The first is its commitment to the past. The common law answers every question with an answer based on what it has done before. The magic of precedent is that it looks out to the past to provide a starting point to answer a present question.
The second is its aversion to replicating the past mechanically. Even when given the answer as to what has happened in the past, the common law does not regard that answer as set in stone. It asks instead whether and what principles – what general rule – can be extrapolated from the past rather than any particular answer. The common law, even when it looks at a particular example, treats all such examples as something to be abstracted into a common general rule that is synthesized from all the prior cases.
The third is its caution at applying the past to the present even when the general rule seems apt to the case before it. The common law is always alive to the possibility that an old rule is no longer a good rule. It tests such questions by reference to modern circumstances, societal norms, cultural values and local circumstances. Every general principle can be modified and every such modification finds itself into the next application of the general principle.
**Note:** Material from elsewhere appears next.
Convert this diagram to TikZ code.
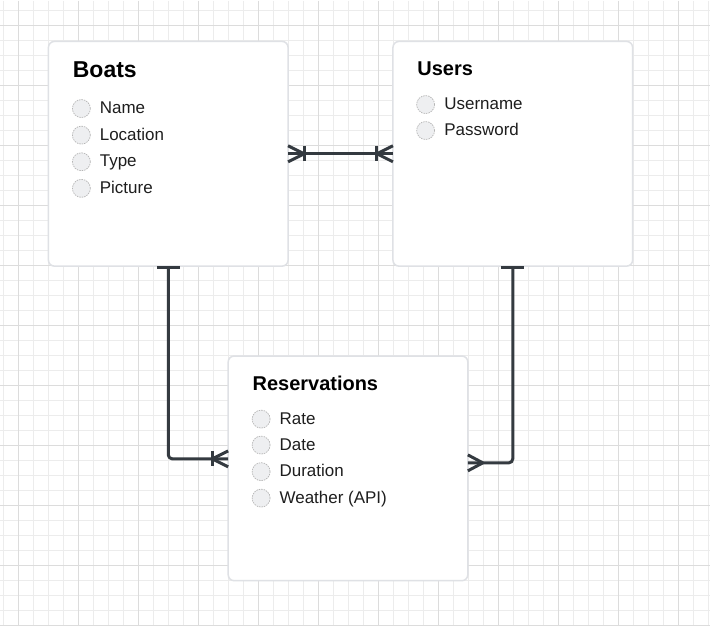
\documentclass[tikz,border=0pt]{standalone}
\usepackage{fontspec}
\setmainfont{Liberation Sans}
\usetikzlibrary{calc}
\definecolor{gridminor}{HTML}{ECECEC}
\definecolor{gridmajor}{HTML}{DCDCDC}
\definecolor{boxborder}{HTML}{DFE1E5}
\definecolor{conn}{HTML}{343A40}
\definecolor{dotfill}{HTML}{EEEFF1}
\definecolor{dotline}{HTML}{B5B5B5}
\definecolor{itemcol}{HTML}{1E1E1E}
\begin{document}
\begin{tikzpicture}[x=1pt,y=-1pt,
 entity/.style={draw=boxborder, line width=1.5pt, fill=white, rounded corners=6pt, minimum width=240pt, minimum height=225pt, inner sep=0pt, outer sep=0pt},
 titletext/.style={anchor=base west, inner sep=0pt, font=\fontsize{20}{24}\selectfont\bfseries},
 itemtext/.style={anchor=base west, inner sep=0pt, text=itemcol, font=\fontsize{17}{20}\selectfont},
 dot/.style={circle, draw=dotline, fill=dotfill, line width=0.7pt, dash pattern=on 1.5pt off 1pt, minimum size=18pt, inner sep=0pt},
 relline/.style={draw=conn, line width=3pt, line join=round}
]
\fill[white] (0,0) rectangle (710,626);
\foreach \x in {3.5,18.5,...,708.5} \draw[gridminor, line width=1pt] (\x,0) -- (\x,626);
\foreach \y in {10.5,25.5,...,625.5} \draw[gridminor, line width=1pt] (0,\y) -- (710,\y);
\foreach \x in {18.5,78.5,...,678.5} \draw[gridmajor, line width=1pt] (\x,0) -- (\x,626);
\foreach \y in {25.5,85.5,...,625.5} \draw[gridmajor, line width=1pt] (0,\y) -- (710,\y);
\useasboundingbox (0,0) rectangle (710,626);

% entities
\node[entity] (boats) at (168,153.5) {};
\node[entity] (users) at (513,153.5) {};
\node[entity] (res) at (348,468.5) {};

% titles
\node[titletext, font=\fontsize{23}{27}\selectfont\bfseries] (tboats) at (72.3,77.4) {Boats};
\node[titletext] (tusers) at (417.3,75) {Users};
\node[titletext] (tres) at (252.3,390.7) {Reservations};

% Boats items
\foreach \t/\yy [count=\i] in {Name/108.2, Location/134.8, Type/161.5, Picture/188.1}{
  \node[dot] (bd\i) at (81,\yy) {};
  \node[itemtext] (bt\i) at (99.3,\yy+5.2) {\t};
}
% Users items
\foreach \t/\yy [count=\i] in {Username/104.2, Password/130.2}{
  \node[dot] (ud\i) at (425.7,\yy) {};
  \node[itemtext] (ut\i) at (444.3,\yy+5.2) {\t};
}
% Reservations items
\foreach \t/\yy [count=\i] in {Rate/419.2, Date/445.2, Duration/471.8, Weather (API)/498.3}{
  \node[dot] (rd\i) at (261,\yy) {};
  \node[itemtext] (rt\i) at (279.3,\yy+5.2) {\t};
}

% Boats -- Users (one or many on both ends)
\draw[relline] (boats.east) -- (users.west);
\draw[relline] ($(boats.east)+(0,-8)$) -- ++(16,8) -- ++(-16,8);
\draw[relline] ($(boats.east)+(16,-7.5)$) -- ++(0,15);
\draw[relline] ($(users.west)+(0,-8)$) -- ++(-16,8) -- ++(16,8);
\draw[relline] ($(users.west)+(-16,-7.5)$) -- ++(0,15);

% Boats -- Reservations
\coordinate (rl) at (res.west |- 0,459);
\draw[relline, rounded corners=4pt] (boats.south) |- (rl);
\draw[relline] ($(boats.south)+(-11.5,1.5)$) -- ++(23,0);
\draw[relline] ($(rl)+(0,-8)$) -- ++(-16,8) -- ++(16,8);
\draw[relline] ($(rl)+(-16,-7.5)$) -- ++(0,15);

% Users -- Reservations
\coordinate (rr) at (res.east |- 0,463);
\draw[relline, rounded corners=4pt] (users.south) |- (rr);
\draw[relline] ($(users.south)+(-11.5,1.5)$) -- ++(23,0);
\draw[relline] ($(rr)+(0,-8)$) -- ++(15,8) -- ++(-15,8);
\end{tikzpicture}
\end{document}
In contrast, the poverty of statutory law is that it fails all three tests. It is neither based on past experience (unless there is that rare thing the codifying statute) nor does it identify the key principles that ought to apply by reference to a variety of circumstances and ultimately a statutory rule cannot be changed by contemporary experience. It has to rely on politics and that fickle beast the legislative process to turn an old rule into a good rule.
To all these three deficiencies of statutory law, the common law applies its limited remedial touch through the principles of statutory interpretation. The magic of the common law is that it corrects some of the principal flaws of the system that is superior to it though its own virtues.